Und dann gab es ja schon immer eine zweite Ehrenamts-Leidenschaft Kerchers: seine evangelische Johannes-Kirchengemeinde. Mit knapp 29 Jahren sei er schon als Presbyter ins Entscheidungsgremium an der Pennenfelder Johanneskirche eingetreten, erinnert sich der agile Pensionär. Wenn er von diesem Amt pausierte, habe er sich immer anderweitig in der Gemeinde engagiert. Vor 20 Jahren machte er zudem die Ausbildung zum evangelischen Prädikanten: Seither übt er in der Gemeinde auch den freiwilligen Dienst an Wort, Sakrament und in der Seelsorge aus.

In der Presbyterarbeit seien schließlich insgesamt 24 Jahre zusammengekommen, viele davon in stellvertretendem Vorsitz für die auch die Innenstadt, den Heiderhof und Muffendorf umfassende Gemeinde, rechnet Kercher vor. In den letzten zwei Jahren, in denen gerade in Bezug auf die Bauten und Finanzen enorm viel Arbeit anfiel, hatte Kercher sogar den ansonsten von Pfarrern wahrgenommenen Presbyteriumsvorsitz inne. Erst vor vier Wochen endete diese Mitverantwortung: Er hatte die gültige Altersgrenze überschritten.

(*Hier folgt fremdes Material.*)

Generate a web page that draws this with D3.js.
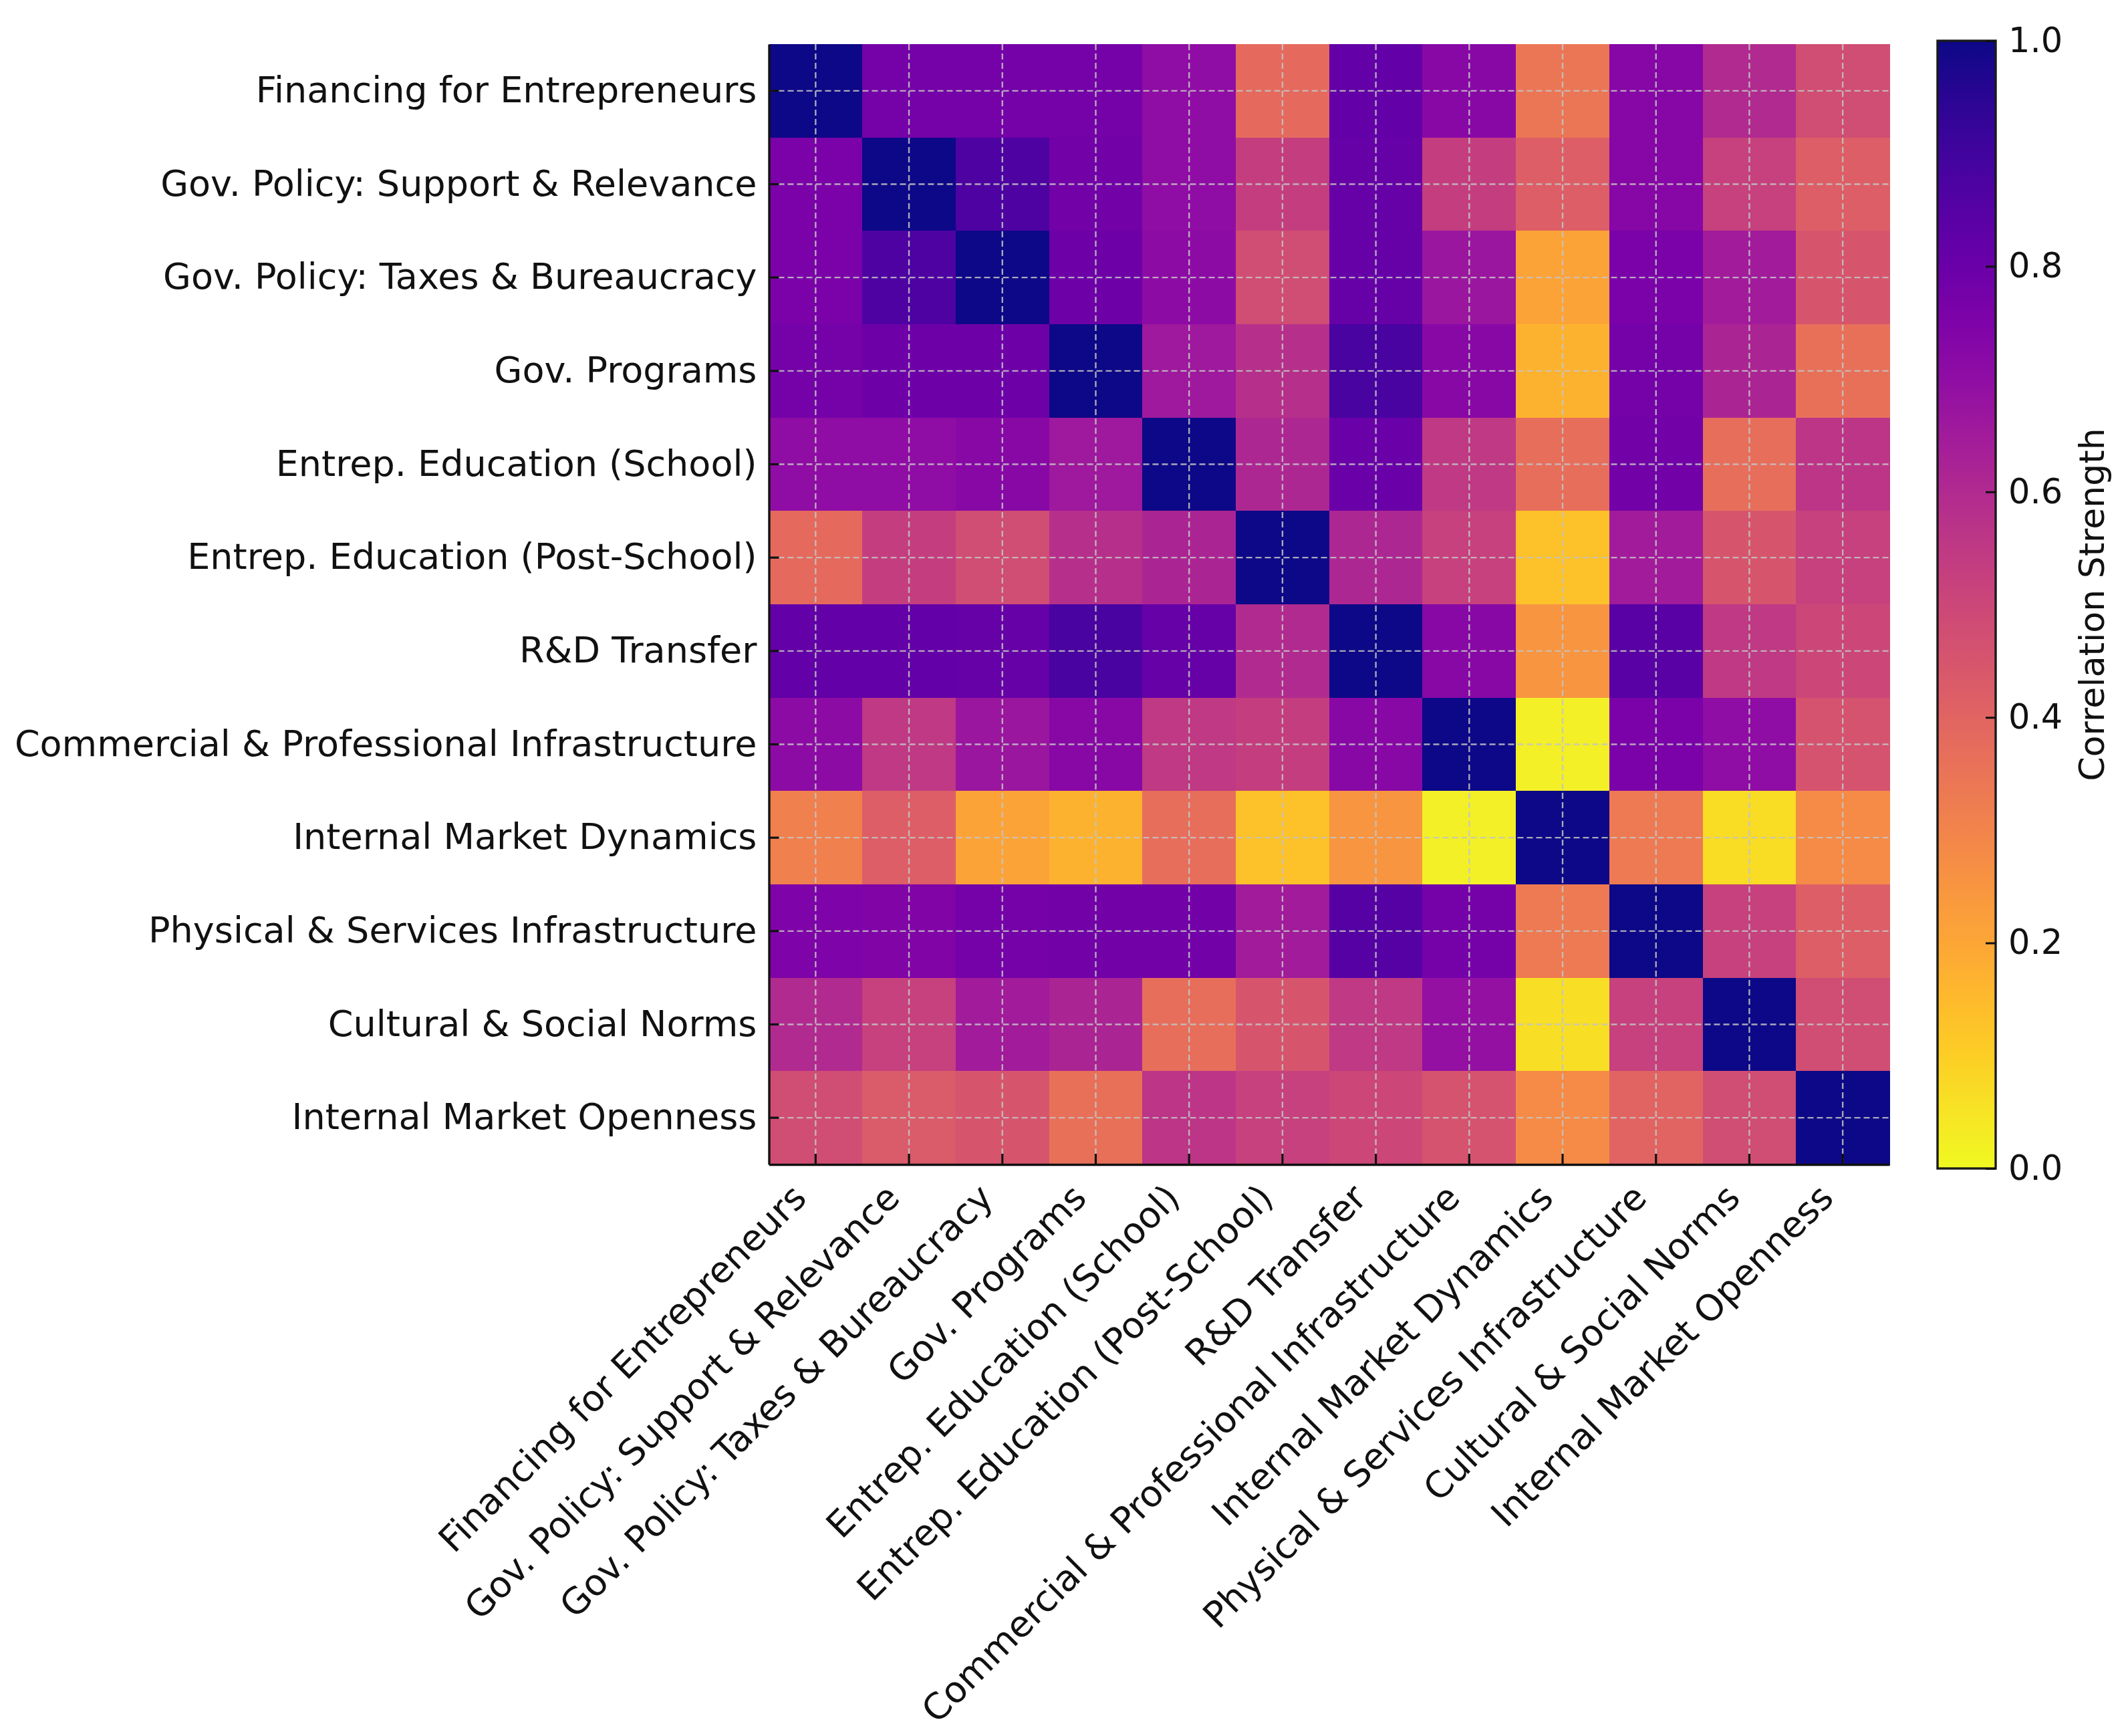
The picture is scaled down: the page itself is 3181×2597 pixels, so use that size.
<!DOCTYPE html>
<html lang="en">
<head>
    <meta charset="UTF-8">
    <script src="https://d3js.org/d3.v7.min.js"></script>
    <title>Correlation Heatmap</title>
    <style>
        body {
            margin: 0;
            background-color: #ffffff;
            font-family: "DejaVu Sans", sans-serif;
        }
    </style>
</head>
<body>
    <svg id="chart" width="3181" height="2597"></svg>

    <script>
        // Factor names (row / column order)
        const factors = [
            "Financing for Entrepreneurs",
            "Gov. Policy: Support & Relevance",
            "Gov. Policy: Taxes & Bureaucracy",
            "Gov. Programs",
            "Entrep. Education (School)",
            "Entrep. Education (Post-School)",
            "R&D Transfer",
            "Commercial & Professional Infrastructure",
            "Internal Market Dynamics",
            "Physical & Services Infrastructure",
            "Cultural & Social Norms",
            "Internal Market Openness"
        ];

        // Correlation values, one array per row
        const rowFinancing      = [1.00, 0.77, 0.77, 0.77, 0.70, 0.38, 0.82, 0.72, 0.34, 0.73, 0.60, 0.48];
        const rowPolicySupport  = [0.76, 1.00, 0.87, 0.78, 0.70, 0.53, 0.81, 0.53, 0.42, 0.73, 0.52, 0.42];
        const rowPolicyTaxes    = [0.76, 0.87, 1.00, 0.79, 0.71, 0.48, 0.81, 0.67, 0.21, 0.76, 0.65, 0.45];
        const rowGovPrograms    = [0.77, 0.79, 0.79, 1.00, 0.66, 0.58, 0.88, 0.72, 0.17, 0.77, 0.62, 0.36];
        const rowEduSchool      = [0.70, 0.70, 0.72, 0.66, 1.00, 0.61, 0.80, 0.55, 0.37, 0.78, 0.37, 0.56];
        const rowEduPostSchool  = [0.38, 0.53, 0.48, 0.58, 0.62, 1.00, 0.61, 0.52, 0.13, 0.65, 0.45, 0.52];
        const rowRnD            = [0.82, 0.82, 0.81, 0.88, 0.81, 0.60, 1.00, 0.72, 0.25, 0.84, 0.55, 0.50];
        const rowCommercial     = [0.71, 0.55, 0.67, 0.72, 0.55, 0.53, 0.72, 1.00, 0.02, 0.76, 0.70, 0.46];
        const rowMarketDynamics = [0.31, 0.42, 0.21, 0.17, 0.37, 0.13, 0.25, 0.02, 1.00, 0.33, 0.07, 0.28];
        const rowPhysical       = [0.75, 0.74, 0.77, 0.78, 0.78, 0.65, 0.85, 0.77, 0.33, 1.00, 0.52, 0.42];
        const rowCultural       = [0.60, 0.52, 0.65, 0.62, 0.37, 0.45, 0.55, 0.69, 0.06, 0.52, 1.00, 0.48];
        const rowMarketOpenness = [0.48, 0.43, 0.45, 0.36, 0.56, 0.52, 0.50, 0.46, 0.28, 0.40, 0.48, 1.00];

        const colorbarTicks = [0.0, 0.2, 0.4, 0.6, 0.8, 1.0];

        const matrix = [
            rowFinancing, rowPolicySupport, rowPolicyTaxes, rowGovPrograms,
            rowEduSchool, rowEduPostSchool, rowRnD, rowCommercial,
            rowMarketDynamics, rowPhysical, rowCultural, rowMarketOpenness
        ];

        const cells = [];
        matrix.forEach((row, i) => row.forEach((v, j) => {
            cells.push({ row: factors[i], col: factors[j], value: v });
        }));

        // layout
        const plotLeft = 1150.5, plotRight = 2827;
        const plotTop = 66, plotBottom = 1742;
        const cbLeft = 2899, cbRight = 2986, cbTop = 61, cbBottom = 1748;
        const fontSize = 54;

        const svg = d3.select("#chart");

        const x = d3.scaleBand().domain(factors).range([plotLeft, plotRight]);
        const y = d3.scaleBand().domain(factors).range([plotTop, plotBottom]);
        const color = d3.scaleSequential(t => d3.interpolatePlasma(1 - t)).domain([0, 1]);

        // cells
        svg.append("g")
            .selectAll("rect")
            .data(cells)
            .enter().append("rect")
            .attr("x", d => x(d.col))
            .attr("y", d => y(d.row))
            .attr("width", x.bandwidth() + 0.6)
            .attr("height", y.bandwidth() + 0.6)
            .attr("fill", d => color(d.value))
            .attr("shape-rendering", "crispEdges");

        // dashed grid at tick centres
        const grid = svg.append("g")
            .attr("stroke", "#c4c4c4")
            .attr("stroke-opacity", 0.85)
            .attr("stroke-width", 2.4)
            .attr("stroke-dasharray", "9,5");
        grid.selectAll(".gx")
            .data(factors)
            .enter().append("line")
            .attr("x1", d => x(d) + x.bandwidth() / 2)
            .attr("x2", d => x(d) + x.bandwidth() / 2)
            .attr("y1", plotTop)
            .attr("y2", plotBottom);
        grid.selectAll(".gy")
            .data(factors)
            .enter().append("line")
            .attr("y1", d => y(d) + y.bandwidth() / 2)
            .attr("y2", d => y(d) + y.bandwidth() / 2)
            .attr("x1", plotLeft)
            .attr("x2", plotRight);

        // y axis (ticks pointing inward)
        const yAxis = svg.append("g")
            .attr("transform", `translate(${plotLeft},0)`)
            .call(d3.axisLeft(y).tickSizeInner(-15).tickSizeOuter(0).tickPadding(18));
        yAxis.selectAll("text")
            .attr("font-family", "DejaVu Sans")
            .attr("font-size", fontSize)
            .attr("fill", "#111");
        yAxis.selectAll("line").attr("stroke-width", 3.2).attr("stroke", "#111");
        yAxis.select(".domain").attr("stroke-width", 3.4).attr("stroke", "#111");

        // x axis with 45 degree labels
        const xAxis = svg.append("g")
            .attr("transform", `translate(0,${plotBottom})`)
            .call(d3.axisBottom(x).tickSizeInner(-16).tickSizeOuter(0));
        xAxis.selectAll("text")
            .attr("font-family", "DejaVu Sans")
            .attr("font-size", fontSize)
            .attr("fill", "#111")
            .attr("text-anchor", "end")
            .attr("dy", null)
            .attr("x", -11)
            .attr("y", 53)
            .attr("transform", "rotate(-45,-11,53)");
        xAxis.selectAll("line").attr("stroke-width", 3.2).attr("stroke", "#111");
        xAxis.select(".domain").attr("stroke-width", 3.4).attr("stroke", "#111");
        xAxis.attr("font-family", null);

        // colorbar
        const defs = svg.append("defs");
        const grad = defs.append("linearGradient")
            .attr("id", "cbGrad")
            .attr("x1", 0).attr("y1", 1).attr("x2", 0).attr("y2", 0);
        d3.range(0, 1.0001, 0.05).forEach(t => {
            grad.append("stop")
                .attr("offset", t)
                .attr("stop-color", color(t));
        });

        const cbScale = d3.scaleLinear().domain([0, 1]).range([cbBottom, cbTop]);

        svg.append("rect")
            .attr("x", cbLeft)
            .attr("y", cbScale(1))
            .attr("width", cbRight - cbLeft)
            .attr("height", cbScale(0) - cbScale(1))
            .attr("fill", "url(#cbGrad)")
            .attr("stroke", "#1a1a1a")
            .attr("stroke-width", 3.4);

        const cbAxis = svg.append("g")
            .attr("transform", `translate(${cbRight},0)`)
            .call(d3.axisRight(cbScale)
                .tickValues(colorbarTicks)
                .tickFormat(d3.format(".1f"))
                .tickSizeInner(-15)
                .tickSizeOuter(0)
                .tickPadding(19));
        cbAxis.select(".domain").remove();
        cbAxis.selectAll("line").attr("stroke-width", 3).attr("stroke", "#111");
        cbAxis.selectAll("text")
            .attr("font-family", "DejaVu Sans")
            .attr("font-size", 51)
            .attr("fill", "#111");

        svg.append("text")
            .attr("transform", `translate(3130,${(cbTop + cbBottom) / 2}) rotate(-90)`)
            .attr("text-anchor", "middle")
            .attr("dominant-baseline", "central")
            .attr("font-family", "DejaVu Sans")
            .attr("font-size", 52)
            .attr("fill", "#111")
            .text("Correlation Strength");
    </script>
</body>
</html>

Kein Fall für die Hängematte

Die Frage, warum er auch als 78-Jähriger weiterhin so aktiv ist und sich nicht mal in die Hängematte legt, beantwortet Kercher mit Versen eines Kirchenlieds: „Hilf, Herr meines Lebens, dass ich da nicht fehle, wo ich nötig bin.“ Gott habe ihm Gaben geschenkt, mit denen er Aufgaben und Verantwortung übernehmen solle. „Wenn mir das im Gebet klar wird, kann ich mich nicht dem Ruf entziehen, schon gar nicht aus Bequemlichkeit. Wenn es wirklich sein Ruf ist, ist es eine Berufung“, sagt Kercher.

Dabei ist er vierfacher Vater, in dessen Leben der plötzliche Tod eines der Kinder 1982 „einen großen Einbruch für unsere ganze Familie“ bedeutete, erzählt er dann. Seine Frau Ingeborg, die in der Gemeinde ebenfalls vielfach ehrenamtlich tätig war, habe danach eine Gruppe für „Verwaiste Eltern“ in Godesberg ins Leben gerufen. Sie habe bis zu ihrem Tod fast 20 Jahre lang selbst vielen Menschen in Einzel- und in Gruppengesprächen seelsorgerlich beigestanden.

Kercher hält inne. 2014 habe die plötzliche Krankheit seiner Frau Ingeborg zu einer „völligen Veränderung“ auch seines Lebens geführt, sagt er dann. Alle seine Aktivitäten, sowohl für die Schule als auch in der Gemeinde, habe er bis zu ihrem Tod 2015 ruhen lassen. „Es war mir die wichtigste und erfüllteste Zeit unseres gemeinsamen Lebens, die ich nicht missen möchte.“

Sein Leben nach dem Abschied habe sich dann sehr verändert, setzt Kercher neu an. Erst sei der Verkauf des zu großen Hauses gekommen. Und natürlich jede Menge Engagement in seinen ehrenamtlichen Arbeitsfeldern. Schließlich habe er „in der Südpfalz eine Kirchenmusikerin kennen- und lieben gelernt und im vorigen Jahr in der Johanneskirche geheiratet.“

Der Terminkalender bleibt voll

Vom kürzlich fast neu gewählten Presbyterium seiner Gemeinde sei er übrigens gebeten worden, in wichtigen Ausschüssen weiter aktiv zu bleiben. „Dem habe ich zugestimmt“, berichtet er. Der Terminkalender wird also weiter voll bleiben. Und wenn dann noch Zeit ist, dann werde er auch das ihm 2007 geschenkte Kanu mehr nutzen. Seine zweite Frau will dann ebenfalls einsteigen.